SUBMERGED ARC WELDING (SAW)

SUBMERGED ARC WELDING (SAW)

It is used for faster welding jobs. It is possible to use larger welding electrodes (12 mm) as well as very high currents (4000 A) so that very high metal deposition rates of the order of 20 kg/h or more can be achieved with this process. Also, very high welding speeds (5 m/min) are possible in saw. Some submerged arc welding-machines are able to weld plates of thicknesses as high as 75 mm in butt joint in a single pass. Though it can weld very small thickness, of the order of 1 mm, it is very economical for larger welds only.

The arc is produced in the same manner as in GMAW. The welding zone is completely covered by means of large amount of granulated flux, which is delivered ahead of welding electrode by means of flux-feed tube. The arc between the electrode and the work-piece is completely submerged under the flux and is not visible from outside. A part of the flux melts and forms the slag, which covers the weld metal. The unused flux can be recycled.

The power source used with submerged arc welding can either be AC or DC. Both constant voltage and constant current type machines can effectively used though, for larger electrode a constant current type power supply is used. The current ratings of the SAW machines are, in general, two to three times higher that of the GMAW machines.

Arc blow is not encountered with AC supply with a single wire SAW. But sometimes two wires may be used to deposit larger amounts of metal. These two electrode being connected to two separate power sources, the arc blow is likely to occur because of the interference of the two magnetic fields surrounding the two electrodes, if the two currents are in phase. In order to avoid the setting of opposite magnetic fields, the two power supplies are adjusted in such a way that, one of the supply is in peak, and the other is set to zero current. One of the electrodes is called leading and the other called trailing. In this way the aforementioned problem is reduced.

There is no spatter of the molten metal since the arc is completely submerged in the flux. Because of the usage of loose granulated flux to cover the joint, it is difficult to carry out in any position other than the flat or down-hand position. Also, because of large metal pools generation in the SAW process, the out-of-position welds are difficult to carry out.

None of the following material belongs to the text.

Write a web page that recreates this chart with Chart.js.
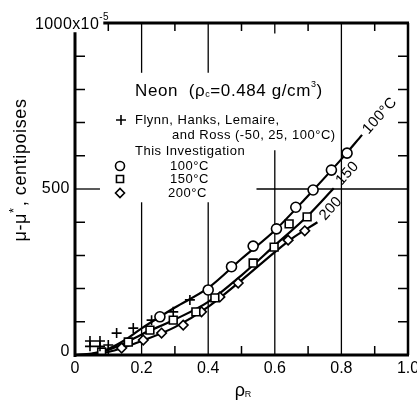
<!DOCTYPE html>
<html>
<head>
<meta charset="utf-8">
<script src="https://cdn.jsdelivr.net/npm/chart.js@4.4.0/dist/chart.umd.min.js"></script>
<style>
  body { margin: 0; background: #fff; }
</style>
</head>
<body>
<canvas id="neonChart" width="417" height="402"></canvas>
<script>
// Flynn, Hanks, Lemaire and Ross (+)
const flynnRho = [0.045, 0.075, 0.045, 0.075, 0.1, 0.125, 0.175, 0.23, 0.295, 0.345]
const flynnVisc = [42, 42, 26, 26, 30, 66, 81, 105, 130, 166]

// This investigation
const rho100 = [0.255, 0.40, 0.47, 0.535, 0.605, 0.663, 0.715, 0.77, 0.817]
const visc100 = [115, 196, 266, 328, 380, 445, 497, 557, 608]
const rho150 = [0.08, 0.16, 0.225, 0.295, 0.363, 0.42, 0.535, 0.598, 0.643, 0.697]
const visc150 = [9, 39, 75, 105, 130, 172, 277, 325, 395, 416]
const rho200 = [0.14, 0.205, 0.26, 0.325, 0.38, 0.435, 0.49, 0.64, 0.69]
const visc200 = [21, 45, 66, 90, 130, 175, 217, 346, 374]

// smooth curves drawn through the points
const curveRho100 = [0, 0.05, 0.1, 0.15, 0.2, 0.25, 0.3, 0.4, 0.5, 0.6, 0.7, 0.8, 0.862]
const curveVisc100 = [0, 4, 18, 45, 80, 112, 143, 202, 290, 375, 480, 590, 663]
const curveRho150 = [0, 0.05, 0.1, 0.15, 0.2, 0.3, 0.4, 0.5, 0.6, 0.7, 0.777]
const curveVisc150 = [0, 3, 15, 36, 62, 107, 160, 240, 330, 420, 502]
const curveRho200 = [0.05, 0.1, 0.15, 0.2, 0.3, 0.4, 0.5, 0.6, 0.65, 0.728]
const curveVisc200 = [2, 9, 24, 42, 84, 145, 225, 310, 350, 400]

const xTicks = [0, 0.2, 0.4, 0.6, 0.8, 1.0]
const yTickLabels = [0, 500]

const FONT = "'Liberation Sans', Arial, sans-serif"
const INK = "#000"

const toXY = (xs, ys) => xs.map((x, i) => ({ x: x, y: ys[i] }))

function drawRich(ctx, parts, x, y, align, spacing) {
  ctx.letterSpacing = (spacing || 0) + "px"
  let total = 0
  parts.forEach(p => {
    ctx.font = p.size + "px " + FONT
    p.w = ctx.measureText(p.t).width + (p.gap || 0)
    total += p.w
  })
  let cx = align === "center" ? x - total / 2 : align === "right" ? x - total : x
  parts.forEach(p => {
    ctx.font = p.size + "px " + FONT
    ctx.textAlign = "left"
    ctx.textBaseline = "middle"
    ctx.fillText(p.t, cx, y + (p.dy || 0))
    cx += p.w
  })
  ctx.letterSpacing = "0px"
}

const framePlugin = {
  id: "frame",
  beforeDatasetsDraw(chart) {
    const ctx = chart.ctx
    const xs = chart.scales.x
    const ys = chart.scales.y
    // broken grid lines (gaps left for the key)
    const segments = [
      [0.2, 1000, 0.2, 850], [0.2, 460, 0.2, 0],
      [0.4, 1000, 0.4, 850], [0.4, 460, 0.4, 0],
      [0.6, 1000, 0.6, 968], [0.6, 617, 0.6, 0],
      [0.8, 1000, 0.8, 0],
      [0, 500, 0.075, 500], [0.545, 500, 1, 500]
    ]
    ctx.save()
    ctx.strokeStyle = INK
    ctx.lineWidth = 1.3
    segments.forEach(s => {
      ctx.beginPath()
      ctx.moveTo(xs.getPixelForValue(s[0]), ys.getPixelForValue(s[1]))
      ctx.lineTo(xs.getPixelForValue(s[2]), ys.getPixelForValue(s[3]))
      ctx.stroke()
    })
    ctx.restore()
  },
  afterDatasetsDraw(chart) {
    const ctx = chart.ctx
    const xs = chart.scales.x
    const ys = chart.scales.y
    const X = v => xs.getPixelForValue(v)
    const Y = v => ys.getPixelForValue(v)
    ctx.save()
    ctx.strokeStyle = INK
    ctx.fillStyle = INK
    ctx.lineCap = "butt"

    // frame
    ctx.lineWidth = 3
    ctx.beginPath()
    ctx.moveTo(X(0), Y(972))
    ctx.lineTo(X(0), Y(0) + 2)
    ctx.moveTo(X(0) - 1, Y(0))
    ctx.lineTo(X(1) + 1, Y(0))
    ctx.moveTo(X(0.085), Y(1000))
    ctx.lineTo(X(1) + 1, Y(1000))
    ctx.stroke()
    ctx.lineWidth = 2.5
    ctx.beginPath()
    ctx.moveTo(X(1), Y(1000))
    ctx.lineTo(X(1), Y(0))
    ctx.stroke()

    // inside ticks
    ctx.lineWidth = 1.5
    ctx.beginPath()
    for (let v = 100; v < 1000; v += 100) {
      if (v === 500) continue
      ctx.moveTo(X(0), Y(v))
      ctx.lineTo(X(0) + 10, Y(v))
      ctx.moveTo(X(1), Y(v))
      ctx.lineTo(X(1) - 10, Y(v))
    }
    for (let t = 1; t < 10; t += 2) {
      ctx.moveTo(X(t / 10), Y(1000))
      ctx.lineTo(X(t / 10), Y(1000) + 8)
      ctx.moveTo(X(t / 10), Y(0))
      ctx.lineTo(X(t / 10), Y(0) - 9)
    }
    ctx.stroke()

    // y tick labels
    yTickLabels.forEach(v => {
      drawRich(ctx, [{ t: String(v), size: 16 }], X(0) - 5, Y(v) - (v === 0 ? 3 : 0), "right", 0.5)
    })
    drawRich(ctx, [{ t: "1000x10", size: 16 }, { t: "-5", size: 10, dy: -8 }], 35, Y(1000) + 2, "left", 0.4)

    // axis titles
    ctx.save()
    ctx.translate(21, 170)
    ctx.rotate(-Math.PI / 2)
    drawRich(ctx, [
      { t: "\u03bc-\u03bc", size: 18 },
      { t: "*", size: 13, dy: -7, gap: 1 },
      { t: ", centipoises", size: 18 }
    ], 0, 0, "center", 0.6)
    ctx.restore()
    drawRich(ctx, [{ t: "\u03c1", size: 18 }, { t: "R", size: 9, dy: 4 }], 243, 391, "center")

    // key
    drawRich(ctx, [
      { t: "Neon  (\u03c1", size: 17 },
      { t: "c", size: 9, dy: 4 },
      { t: "=0.484 g/cm", size: 17 },
      { t: "3", size: 9, dy: -6 },
      { t: ")", size: 17 }
    ], 135, 91, "left", 0.6)
    const keyFont = 13
    const sp = 0.5
    drawRich(ctx, [{ t: "Flynn, Hanks, Lemaire,", size: keyFont }], 135, 120, "left", sp)
    drawRich(ctx, [{ t: "and Ross (-50, 25, 100\u00b0C)", size: keyFont }], 172, 135, "left", sp)
    drawRich(ctx, [{ t: "This Investigation", size: keyFont }], 135, 151, "left", sp)
    drawRich(ctx, [{ t: "100\u00b0C", size: keyFont }], 170, 166, "left", sp)
    drawRich(ctx, [{ t: "150\u00b0C", size: keyFont }], 170, 179, "left", sp)
    drawRich(ctx, [{ t: "200\u00b0C", size: keyFont }], 168, 193, "left", sp)

    ctx.fillStyle = "#fff"
    ctx.lineWidth = 1.6
    const sym = (style, r, x, y) => Chart.helpers.drawPoint(ctx, { pointStyle: style, radius: r, rotation: 0, borderWidth: 1.6 }, x, y)
    sym("cross", 5, 121, 120)
    sym("circle", 4.5, 120, 166)
    sym("rect", 5, 120, 179)
    sym("rectRot", 4.5, 120, 193)

    // curve labels
    ctx.fillStyle = INK
    const curveLabel = (txt, x, y) => {
      ctx.save()
      ctx.translate(x, y)
      ctx.rotate(-48 * Math.PI / 180)
      drawRich(ctx, [{ t: txt, size: 15 }], 0, 0, "left", 0.3)
      ctx.restore()
    }
    curveLabel("100\u00b0C", X(0.872), Y(672))
    curveLabel("150", X(0.792), Y(518))
    curveLabel("200", X(0.742), Y(412))

    ctx.restore()
  }
}

const markerStyle = {
  showLine: false,
  backgroundColor: "#fff",
  borderColor: INK,
  borderWidth: 1.6,
  pointBackgroundColor: "#fff",
  pointBorderColor: INK,
  pointBorderWidth: 1.6
}
const curveStyle = {
  showLine: true,
  borderColor: INK,
  borderWidth: 2.2,
  pointRadius: 0,
  cubicInterpolationMode: "monotone",
  fill: false
}

const data = {
  datasets: [
    Object.assign({ label: "Flynn", data: toXY(flynnRho, flynnVisc), pointStyle: "cross", pointRadius: 5 }, markerStyle),
    Object.assign({ label: "100 C", data: toXY(rho100, visc100), pointStyle: "circle", pointRadius: 5 }, markerStyle),
    Object.assign({ label: "150 C", data: toXY(rho150, visc150), pointStyle: "rect", pointRadius: 5.5 }, markerStyle),
    Object.assign({ label: "200 C", data: toXY(rho200, visc200), pointStyle: "rectRot", pointRadius: 4.8 }, markerStyle),
    Object.assign({ label: "curve 100", data: toXY(curveRho100, curveVisc100) }, curveStyle),
    Object.assign({ label: "curve 150", data: toXY(curveRho150, curveVisc150) }, curveStyle),
    Object.assign({ label: "curve 200", data: toXY(curveRho200, curveVisc200) }, curveStyle)
  ]
}

const config = {
  type: "scatter",
  data: data,
  options: {
    responsive: false,
    animation: false,
    layout: {
      padding: { left: 0, right: 9, top: 23, bottom: 0 }
    },
    scales: {
      x: {
        type: "linear",
        min: 0,
        max: 1,
        grid: { display: false, drawTicks: false },
        border: { display: false },
        afterBuildTicks: scale => {
          scale.ticks = xTicks.map(v => ({ value: v }))
        },
        ticks: {
          autoSkip: false,
          maxRotation: 0,
          color: INK,
          padding: 4,
          font: { size: 16, family: FONT },
          callback: v => (v === 0 ? "0" : v.toFixed(1))
        },
        afterFit: scale => {
          scale.height = 47
          scale.paddingLeft = 0
          scale.paddingRight = 0
        }
      },
      y: {
        min: 0,
        max: 1000,
        grid: { display: false },
        border: { display: false },
        ticks: { display: false },
        afterFit: scale => {
          scale.width = 75
        }
      }
    },
    plugins: {
      legend: { display: false },
      tooltip: { enabled: false }
    }
  },
  plugins: [framePlugin]
}

new Chart(document.getElementById("neonChart"), config)
</script>
</body>
</html>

The electrode wires normally used are of sizes 1.6, 2, 2.5, 3.15, 4, 5, 6.3 and 8mm. The wires should be smooth with no surface imperfections or contaminants. It is difficult to manually feed the wire into the joint because of very high wire-feed rate. As SAW process produces large amount of molten weld metal, it takes sometimes for solidification. Hence, it is imperative in SAW to provide some way of containing this molten metal. Weld metal backing is normally used. The backing slaves can be with or without grooves, but in general, copper plates are used, which can easily be cooked with internal running water, when necessary. For thin plates, plain copper backing plates without any cooling water, would be enough. Pure copper removes heat quickly from the molten weld pool because of its high thermal conductivity.